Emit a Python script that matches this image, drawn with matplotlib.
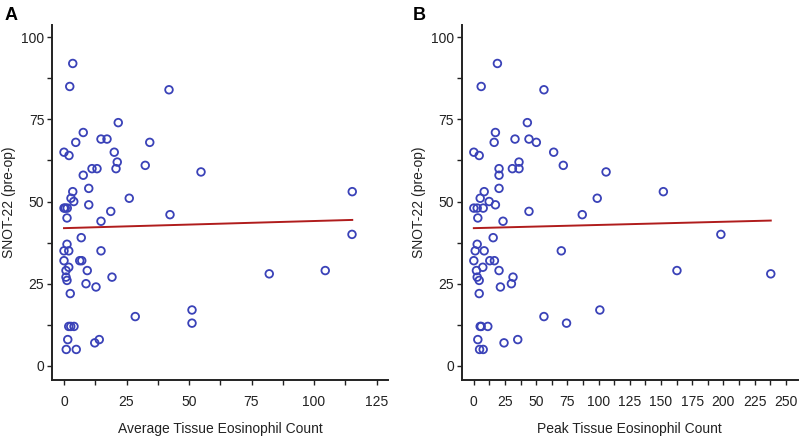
import matplotlib
matplotlib.use("Agg")
import matplotlib.pyplot as plt
import numpy as np
from matplotlib.ticker import MultipleLocator

plt.rcParams['font.family'] = ['Liberation Sans', 'DejaVu Sans']

# Panel A: average tissue eosinophil count vs SNOT-22
avg_eos = [3.5, 2.3, 42, 21.7, 7.7, 4.7, 14.8, 17.2, 34.3, 0, 2, 20.1, 21.3, 20.8, 11.2, 13.2,
           32.5, 54.8, 7.7, 9.9, 3.5, 2.8, 3.9, 26.1, 9.9, 115.3, 0, 0.5, 1.3, 18.7, 42.4, 1.2,
           14.8, 6.9, 1.2, 0, 1.9, 14.8, 0, 6.3, 7.1, 1.9, 0.8, 9.3, 0.8, 1.2, 19.2, 8.8,
           12.8, 2.5, 82.1, 104.5, 115.2, 51.2, 51.2, 28.5, 1.9, 2.7, 4.0, 1.5, 14.1, 12.3, 0.9, 4.9]
snot_a = [92, 85, 84, 74, 71, 68, 69, 69, 68, 65, 64, 65, 62, 60, 60, 60,
          61, 59, 58, 54, 53, 51, 50, 51, 49, 53, 48, 48, 48, 47, 46, 45,
          44, 39, 37, 35, 35, 35, 32, 32, 32, 30, 29, 29, 27, 26, 27, 25,
          24, 22, 28, 29, 40, 17, 13, 15, 12, 12, 12, 8, 8, 7, 5, 5]

# Panel B: peak tissue eosinophil count vs SNOT-22
peak_eos = [18.9, 5.9, 56.2, 42.9, 17.3, 16.3, 33, 44.2, 50.1, 0, 4.3, 64, 36.2, 30.9, 36.2, 20.2,
            71.7, 106, 20.2, 20.2, 8.3, 5.1, 12.3, 98.9, 17.3, 151.9, 0, 2.7, 7.5, 44.2, 86.9, 3.2,
            23.4, 15.5, 2.7, 1.1, 8.3, 70.1, 0, 12.8, 16.5, 7.2, 2.1, 20.2, 2.7, 4.3, 31.4, 30.1,
            21.3, 4.3, 238, 162.8, 198, 101, 74.3, 56.2, 5.1, 5.9, 11.2, 3.2, 35.2, 24.2, 4.6, 7.5]
snot_b = [92, 85, 84, 74, 71, 68, 69, 69, 68, 65, 64, 65, 62, 60, 60, 60,
          61, 59, 58, 54, 53, 51, 50, 51, 49, 53, 48, 48, 48, 47, 46, 45,
          44, 39, 37, 35, 35, 35, 32, 32, 32, 30, 29, 29, 27, 26, 27, 25,
          24, 22, 28, 29, 40, 17, 13, 15, 12, 12, 12, 8, 8, 7, 5, 5]

# Fit lines (intercept, slope)
fit_a = [41.9, 0.0217]
fit_b = [41.9, 0.0097]

panels = [
    dict(x=avg_eos, y=snot_a, fit=fit_a, xlim=(-4.8, 129.6), xlabel="Average Tissue Eosinophil Count",
         letter="A", rect=[0.065, 0.1324, 0.42, 0.8105], letter_x=0.006),
    dict(x=peak_eos, y=snot_b, fit=fit_b, xlim=(-9.8, 259.5), xlabel="Peak Tissue Eosinophil Count",
         letter="B", rect=[0.577, 0.1324, 0.42, 0.8105], letter_x=0.516),
]

fig = plt.figure(figsize=(8.0, 4.38), dpi=100)
circ = "#3a42b8"
for p in panels:
    ax = fig.add_axes(p["rect"])
    ax.scatter(p["x"], p["y"], s=30, facecolors="none", edgecolors=circ, linewidths=1.3, zorder=3)
    xs = np.array([min(p["x"]), max(p["x"])])
    ax.plot(xs, p["fit"][0] + p["fit"][1] * xs, color="#b01c1c", lw=1.4, zorder=2)
    ax.set_xlim(*p["xlim"])
    ax.set_ylim(-4.3, 103.7)
    ax.xaxis.set_major_locator(MultipleLocator(25))
    ax.xaxis.set_minor_locator(MultipleLocator(12.5))
    ax.yaxis.set_major_locator(MultipleLocator(25))
    ax.yaxis.set_minor_locator(MultipleLocator(12.5))
    for s in ["top", "right"]:
        ax.spines[s].set_visible(False)
    for s in ["left", "bottom"]:
        ax.spines[s].set_linewidth(1.4)
        ax.spines[s].set_color("#222222")
    ax.tick_params(axis="both", which="both", direction="out", length=3.5, width=1.0, color="#222222")
    ax.tick_params(axis="x", which="major", pad=7, labelsize=10, labelcolor="#222222")
    ax.tick_params(axis="y", which="major", pad=2, labelsize=10, labelcolor="#222222")
    ax.set_xlabel(p["xlabel"], fontsize=10, labelpad=9.5, color="#222222")
    ax.set_ylabel("SNOT-22 (pre-op)", fontsize=10, labelpad=3.5, color="#222222")
    fig.text(p["letter_x"], 0.985, p["letter"], fontsize=13, fontweight="bold", va="top", ha="left")

fig.savefig("out.png", dpi=100)
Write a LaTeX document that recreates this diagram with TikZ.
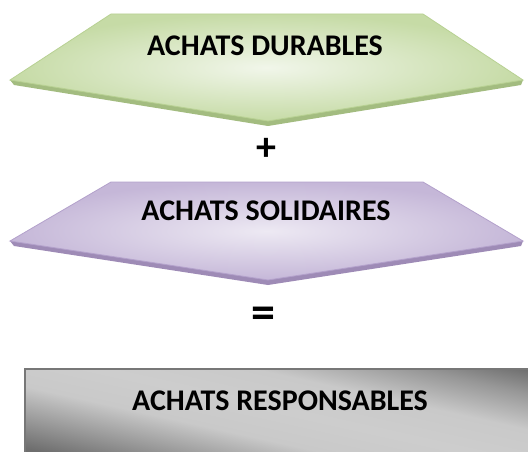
\documentclass[tikz,border=0pt]{standalone}
\usepackage{fontspec}
\setmainfont{Carlito}
\definecolor{gdark}{HTML}{6E6E6E}
\definecolor{gmid}{HTML}{979797}
\definecolor{glight}{HTML}{C9C9C9}
\definecolor{glighter}{HTML}{CDCDCD}
\pgfdeclarehorizontalshading{grayshade}{100bp}{color(0bp)=(gdark); color(42.1bp)=(gdark); color(44.7bp)=(gmid); color(47.9bp)=(glight); color(51bp)=(glighter); color(54.3bp)=(glight); color(57.7bp)=(gmid); color(60bp)=(gdark); color(100bp)=(gdark)}
\definecolor{grnlight}{HTML}{F1F6EA}
\definecolor{grnouter}{HTML}{C6DBA6}
\definecolor{grnedge}{HTML}{B8D193}
\definecolor{grnband}{HTML}{A3BC80}
\definecolor{purlight}{HTML}{EDE9F3}
\definecolor{purouter}{HTML}{C5B7D8}
\definecolor{puredge}{HTML}{B3A1CB}
\definecolor{purband}{HTML}{9E8BB6}
\definecolor{rectedge}{HTML}{777777}
\tikzset{
  lbl/.style={font=\fontsize{30}{35}\selectfont\bfseries, text=black, inner sep=0pt},
  op/.style={font=\fontsize{40}{44}\selectfont\bfseries, text=black, inner sep=0pt},
  eqop/.style={font=\fontsize{48}{52}\selectfont\bfseries, text=black, inner sep=0pt},
}
\begin{document}
\begin{tikzpicture}[x=1pt,y=-1pt]
\useasboundingbox (0,0) rectangle (528,452);
\clip (0,0) rectangle (528,452);
% green chevron
\fill[grnband] (10,80) -- (14,85) -- (268,126) -- (521,85) -- (523,80) -- cycle;
\shade[inner color=grnlight, outer color=grnouter, draw=grnedge, line width=0.8pt]
  (111,14) -- (423,14) -- (523,80) -- (268,121) -- (10,80) -- cycle;
\node[lbl] (durables) at (265,46) {ACHATS DURABLES};
\node[op] (plus) at (266,149) {+};
% purple chevron
\fill[purband] (10,241) -- (14,246) -- (268,285) -- (521,246) -- (523,241) -- cycle;
\shade[inner color=purlight, outer color=purouter, draw=puredge, line width=0.8pt]
  (111,182) -- (423,182) -- (523,241) -- (268,280) -- (10,241) -- cycle;
\node[lbl] (solidaires) at (266,211) {ACHATS SOLIDAIRES};
\node[eqop] (equals) at (263,318) {=};
% gray rectangle
\begin{scope}
  \clip (25,369) rectangle (536,472);
  \shade[shading=grayshade, shading angle=77.5] (20.5,160.5) rectangle (540.5,680.5);
\end{scope}
\draw[rectedge, line width=2pt] (25,369) rectangle (536,472);
\node[lbl] (responsables) at (280,401) {ACHATS RESPONSABLES};
\end{tikzpicture}
\end{document}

== TASK DIRECTIONS ==
Exactly how many lines contain "matplotlib"? State the number and nothing else.

== WRITTEN ANSWER ==
5